Option Greeks measure how an option’s price reacts to different market factors.


Delta (Δ) – Directional Sensitivity

  • Range:
    • Call: 0 to +1
    • Put: 0 to −1

Example:

  • Delta = 0.50
  • If NIFTY moves 10 points → option moves ~5 points

Used for: Directional trading & hedging


Gamma (Γ) – Delta Accelerator

  • Measures change in Delta
  • Highest for ATM options
  • Explodes near expiry

Used for: Scalping & risk control


Vega (V) – Volatility Impact

  • Measures sensitivity to implied volatility
  • Higher Vega = more benefit from volatility spikes

Used for: Event-based trades (Budget, RBI, Results)


Theta (Θ) – Time Decay

  • Negative for option buyers
  • Positive for option sellers
  • Fast decay near expiry

Used for: Income strategies like selling options


Rho (ρ) – Interest Rate Sensitivity

  • Least impactful in India
  • Mostly ignored by retail traders

Python Code: Calculate Option Greeks (Black-Scholes)

Below is a Python example to calculate Option Greeks for Indian options.

Install Required Libraries

pip install numpy scipy

Python Code for Option Greeks

import numpy as np
from scipy.stats import norm

def option_greeks(S, K, T, r, sigma, option_type='call'):
    d1 = (np.log(S / K) + (r + 0.5 * sigma ** 2) * T) / (sigma * np.sqrt(T))
    d2 = d1 - sigma * np.sqrt(T)

    if option_type == 'call':
        delta = norm.cdf(d1)
        theta = (- (S * norm.pdf(d1) * sigma) / (2 * np.sqrt(T))
                 - r * K * np.exp(-r * T) * norm.cdf(d2))
    else:
        delta = -norm.cdf(-d1)
        theta = (- (S * norm.pdf(d1) * sigma) / (2 * np.sqrt(T))
                 + r * K * np.exp(-r * T) * norm.cdf(-d2))

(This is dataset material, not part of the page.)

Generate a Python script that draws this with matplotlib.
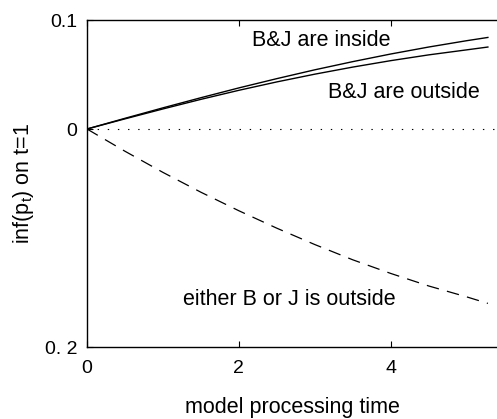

    gamma = norm.pdf(d1) / (S * sigma * np.sqrt(T))
    vega = S * norm.pdf(d1) * np.sqrt(T)
    rho = K * T * np.exp(-r * T) * norm.cdf(d2 if option_type == 'call' else -d2)

    return {
        "Delta": delta,
        "Gamma": gamma,
        "Vega": vega,
        "Theta": theta,
        "Rho": rho
    }

# Example usage (NIFTY option)
greeks = option_greeks(
    S=22000,   # Spot price
    K=22000,   # Strike
    T=7/365,   # Time to expiry
    r=0.06,    # Risk-free rate
    sigma=0.20,
    option_type='call'
)

print(greeks)

Indian F&O Market Perspective

  • NSE is the largest derivatives exchange globally
  • Weekly expiries increase liquidity
  • High participation from retail traders
  • SEBI enforces strict margin & risk rules

⚠️ Most retail traders lose money due to:

  • Over-trading
  • No stop-loss
  • Ignoring Greeks
  • Emotional decisions

Popular F&O Trading Strategies in India

1. Long Call / Long Put

Best for strong directional moves
Limited risk


2. Covered Call

  • Hold stock
  • Sell Call option
    Generates regular income

3. Short Straddle

  • Sell ATM Call + Put
    Best for sideways markets
    ⚠️ High risk

4. Short Strangle

  • Sell OTM Call + Put
    Lower risk than straddle

5. Bull Call Spread

  • Buy ITM Call
  • Sell OTM Call
    Defined risk & reward

6. Iron Condor (Advanced)

  • Range-bound strategy
  • Preferred by professional traders

Risk Management Tips for F&O Traders

  • Use stop-loss always
  • Risk only 1–2% capital per trade
  • Avoid expiry-day gambling
  • Trade with data, not emotions

Final Words

F&O trading is not gambling—it’s a skill.
Understanding Option Greeks + strategies + risk management separates profitable traders from losers.